━━ DATASET EXCERPT ━━

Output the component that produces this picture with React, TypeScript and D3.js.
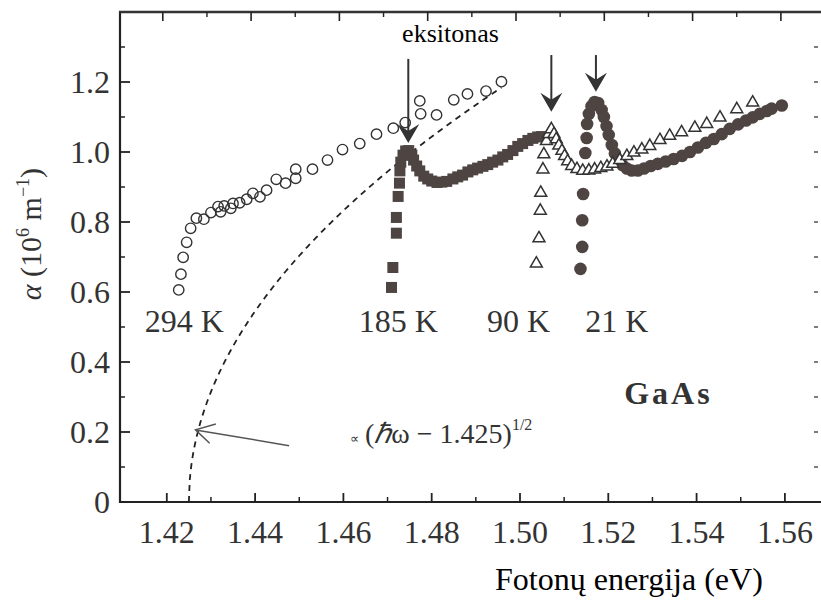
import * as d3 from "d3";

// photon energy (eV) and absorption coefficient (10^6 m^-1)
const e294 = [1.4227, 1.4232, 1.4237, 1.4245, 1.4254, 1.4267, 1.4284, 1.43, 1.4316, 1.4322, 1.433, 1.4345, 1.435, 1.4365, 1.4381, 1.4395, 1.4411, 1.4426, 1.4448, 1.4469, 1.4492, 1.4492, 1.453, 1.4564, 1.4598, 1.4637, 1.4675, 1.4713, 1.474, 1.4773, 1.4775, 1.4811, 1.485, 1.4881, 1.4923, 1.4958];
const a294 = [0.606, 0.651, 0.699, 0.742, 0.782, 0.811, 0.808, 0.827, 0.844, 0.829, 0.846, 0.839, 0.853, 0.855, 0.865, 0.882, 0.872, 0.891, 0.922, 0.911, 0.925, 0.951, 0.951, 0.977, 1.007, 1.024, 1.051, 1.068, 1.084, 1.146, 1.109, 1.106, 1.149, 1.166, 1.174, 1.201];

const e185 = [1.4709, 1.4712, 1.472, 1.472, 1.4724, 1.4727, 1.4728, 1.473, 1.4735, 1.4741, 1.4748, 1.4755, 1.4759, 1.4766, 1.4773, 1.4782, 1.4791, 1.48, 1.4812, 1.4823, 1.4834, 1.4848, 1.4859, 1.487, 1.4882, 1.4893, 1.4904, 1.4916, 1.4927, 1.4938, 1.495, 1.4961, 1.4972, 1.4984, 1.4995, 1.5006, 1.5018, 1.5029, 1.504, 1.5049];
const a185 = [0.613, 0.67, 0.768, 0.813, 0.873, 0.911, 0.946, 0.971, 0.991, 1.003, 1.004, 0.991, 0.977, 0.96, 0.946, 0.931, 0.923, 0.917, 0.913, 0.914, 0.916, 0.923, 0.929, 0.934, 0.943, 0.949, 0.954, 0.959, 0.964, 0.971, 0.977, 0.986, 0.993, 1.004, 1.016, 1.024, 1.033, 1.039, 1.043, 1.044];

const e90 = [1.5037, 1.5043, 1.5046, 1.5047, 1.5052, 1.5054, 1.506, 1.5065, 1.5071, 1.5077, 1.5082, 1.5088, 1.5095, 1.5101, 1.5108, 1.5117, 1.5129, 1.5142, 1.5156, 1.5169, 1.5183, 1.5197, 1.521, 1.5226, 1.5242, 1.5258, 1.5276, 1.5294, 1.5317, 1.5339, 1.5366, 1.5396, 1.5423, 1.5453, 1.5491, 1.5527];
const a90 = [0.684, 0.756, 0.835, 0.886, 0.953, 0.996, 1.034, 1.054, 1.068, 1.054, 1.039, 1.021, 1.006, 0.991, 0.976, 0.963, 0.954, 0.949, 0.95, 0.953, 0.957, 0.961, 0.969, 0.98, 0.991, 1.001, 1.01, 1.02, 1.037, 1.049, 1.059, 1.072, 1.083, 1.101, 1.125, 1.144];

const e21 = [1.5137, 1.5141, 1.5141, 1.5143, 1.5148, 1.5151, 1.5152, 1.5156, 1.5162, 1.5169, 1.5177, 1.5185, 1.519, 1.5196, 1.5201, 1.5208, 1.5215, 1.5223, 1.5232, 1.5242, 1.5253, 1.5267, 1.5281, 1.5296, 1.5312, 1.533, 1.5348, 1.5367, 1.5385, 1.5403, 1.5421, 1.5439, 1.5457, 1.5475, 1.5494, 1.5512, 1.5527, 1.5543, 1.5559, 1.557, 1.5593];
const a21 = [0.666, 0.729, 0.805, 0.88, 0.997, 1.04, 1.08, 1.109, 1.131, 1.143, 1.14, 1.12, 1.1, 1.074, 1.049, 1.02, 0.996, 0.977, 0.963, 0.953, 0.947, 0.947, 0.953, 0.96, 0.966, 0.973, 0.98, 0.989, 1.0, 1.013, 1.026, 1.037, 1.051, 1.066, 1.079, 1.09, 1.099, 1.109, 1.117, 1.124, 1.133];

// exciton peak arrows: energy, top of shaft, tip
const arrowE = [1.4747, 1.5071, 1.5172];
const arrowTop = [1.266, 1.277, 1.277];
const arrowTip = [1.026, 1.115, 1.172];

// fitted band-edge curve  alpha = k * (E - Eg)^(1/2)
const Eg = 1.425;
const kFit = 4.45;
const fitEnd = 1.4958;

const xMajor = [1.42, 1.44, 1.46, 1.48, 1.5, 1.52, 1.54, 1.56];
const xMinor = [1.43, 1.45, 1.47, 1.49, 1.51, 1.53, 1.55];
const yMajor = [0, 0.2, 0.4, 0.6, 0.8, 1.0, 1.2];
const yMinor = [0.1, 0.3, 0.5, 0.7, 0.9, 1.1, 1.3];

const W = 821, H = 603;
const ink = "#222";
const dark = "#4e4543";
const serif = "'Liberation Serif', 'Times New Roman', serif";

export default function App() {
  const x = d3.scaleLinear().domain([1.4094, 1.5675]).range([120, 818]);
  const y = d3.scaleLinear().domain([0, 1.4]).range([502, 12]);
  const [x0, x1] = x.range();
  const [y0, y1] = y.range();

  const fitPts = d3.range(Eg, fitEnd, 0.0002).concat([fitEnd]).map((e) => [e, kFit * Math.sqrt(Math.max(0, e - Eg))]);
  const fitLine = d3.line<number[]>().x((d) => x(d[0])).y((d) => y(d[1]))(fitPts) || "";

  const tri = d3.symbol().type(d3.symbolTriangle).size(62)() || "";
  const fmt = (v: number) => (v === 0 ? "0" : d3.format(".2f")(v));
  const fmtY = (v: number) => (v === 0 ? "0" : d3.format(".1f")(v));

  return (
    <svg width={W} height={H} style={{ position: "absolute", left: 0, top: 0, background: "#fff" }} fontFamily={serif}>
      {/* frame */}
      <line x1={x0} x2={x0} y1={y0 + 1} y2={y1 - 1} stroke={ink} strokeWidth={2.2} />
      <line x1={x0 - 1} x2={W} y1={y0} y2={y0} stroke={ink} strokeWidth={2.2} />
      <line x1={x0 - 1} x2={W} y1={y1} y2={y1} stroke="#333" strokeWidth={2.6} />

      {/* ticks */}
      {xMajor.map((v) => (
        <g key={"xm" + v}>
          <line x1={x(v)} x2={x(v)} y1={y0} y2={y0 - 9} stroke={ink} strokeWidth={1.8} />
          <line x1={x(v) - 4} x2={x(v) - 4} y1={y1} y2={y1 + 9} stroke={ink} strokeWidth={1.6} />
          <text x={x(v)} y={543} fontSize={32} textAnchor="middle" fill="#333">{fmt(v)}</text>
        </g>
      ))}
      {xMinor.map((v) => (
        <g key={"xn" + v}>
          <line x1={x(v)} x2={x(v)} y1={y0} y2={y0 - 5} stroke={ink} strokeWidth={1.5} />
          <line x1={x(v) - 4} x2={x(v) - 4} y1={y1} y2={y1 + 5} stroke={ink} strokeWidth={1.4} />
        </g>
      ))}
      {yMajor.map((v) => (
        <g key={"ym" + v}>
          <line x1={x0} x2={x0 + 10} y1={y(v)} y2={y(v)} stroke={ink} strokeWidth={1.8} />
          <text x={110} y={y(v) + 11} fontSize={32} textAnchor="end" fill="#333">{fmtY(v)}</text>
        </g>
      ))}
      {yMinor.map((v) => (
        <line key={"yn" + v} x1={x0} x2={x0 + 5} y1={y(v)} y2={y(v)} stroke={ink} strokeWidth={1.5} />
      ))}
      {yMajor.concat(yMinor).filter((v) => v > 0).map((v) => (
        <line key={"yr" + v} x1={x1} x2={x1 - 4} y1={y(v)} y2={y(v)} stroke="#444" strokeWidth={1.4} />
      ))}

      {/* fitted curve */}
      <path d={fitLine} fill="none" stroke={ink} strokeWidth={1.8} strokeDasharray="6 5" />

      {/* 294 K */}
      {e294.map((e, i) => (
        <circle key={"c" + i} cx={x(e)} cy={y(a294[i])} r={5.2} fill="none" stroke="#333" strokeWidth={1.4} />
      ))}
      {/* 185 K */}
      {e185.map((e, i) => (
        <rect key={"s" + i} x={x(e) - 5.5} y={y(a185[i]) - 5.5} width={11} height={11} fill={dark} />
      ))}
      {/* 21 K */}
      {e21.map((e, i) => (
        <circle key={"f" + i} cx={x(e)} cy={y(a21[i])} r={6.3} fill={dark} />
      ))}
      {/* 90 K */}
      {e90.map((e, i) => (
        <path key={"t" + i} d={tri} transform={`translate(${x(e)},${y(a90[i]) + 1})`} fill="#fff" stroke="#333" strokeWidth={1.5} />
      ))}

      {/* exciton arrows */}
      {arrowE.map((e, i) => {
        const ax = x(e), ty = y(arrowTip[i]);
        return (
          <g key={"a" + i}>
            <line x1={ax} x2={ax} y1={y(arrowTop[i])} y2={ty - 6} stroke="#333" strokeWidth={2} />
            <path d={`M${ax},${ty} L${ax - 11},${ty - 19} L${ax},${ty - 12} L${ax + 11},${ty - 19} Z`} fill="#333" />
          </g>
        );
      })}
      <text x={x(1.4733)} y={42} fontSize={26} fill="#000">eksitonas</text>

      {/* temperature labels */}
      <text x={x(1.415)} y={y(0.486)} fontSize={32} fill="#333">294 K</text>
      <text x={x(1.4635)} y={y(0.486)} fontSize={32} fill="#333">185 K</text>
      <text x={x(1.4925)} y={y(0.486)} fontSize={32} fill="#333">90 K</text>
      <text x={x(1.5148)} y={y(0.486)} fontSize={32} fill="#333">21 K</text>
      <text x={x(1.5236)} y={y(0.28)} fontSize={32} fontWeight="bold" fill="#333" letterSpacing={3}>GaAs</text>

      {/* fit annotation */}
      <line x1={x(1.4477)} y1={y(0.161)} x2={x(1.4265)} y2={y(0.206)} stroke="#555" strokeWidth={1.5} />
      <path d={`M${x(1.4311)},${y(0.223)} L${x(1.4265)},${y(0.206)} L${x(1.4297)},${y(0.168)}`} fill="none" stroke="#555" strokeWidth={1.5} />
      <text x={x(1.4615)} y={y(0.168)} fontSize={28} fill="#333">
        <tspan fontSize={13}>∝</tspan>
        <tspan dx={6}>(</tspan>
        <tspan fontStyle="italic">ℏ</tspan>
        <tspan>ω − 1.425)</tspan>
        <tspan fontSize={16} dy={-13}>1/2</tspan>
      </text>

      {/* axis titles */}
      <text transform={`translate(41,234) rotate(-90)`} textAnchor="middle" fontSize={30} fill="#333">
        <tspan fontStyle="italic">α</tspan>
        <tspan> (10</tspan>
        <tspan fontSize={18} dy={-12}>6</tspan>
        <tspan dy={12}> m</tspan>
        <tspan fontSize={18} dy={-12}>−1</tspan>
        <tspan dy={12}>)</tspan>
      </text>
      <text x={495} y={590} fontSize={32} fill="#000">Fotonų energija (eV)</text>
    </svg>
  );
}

━━━

• SET EXERCISE: Leave out the pictures, then repeat the listing above exactly from its first line to the line with "import * as", inclusive.

• ANSWER:
Output the component that produces this picture with React, TypeScript and D3.js.
import * as d3 from "d3";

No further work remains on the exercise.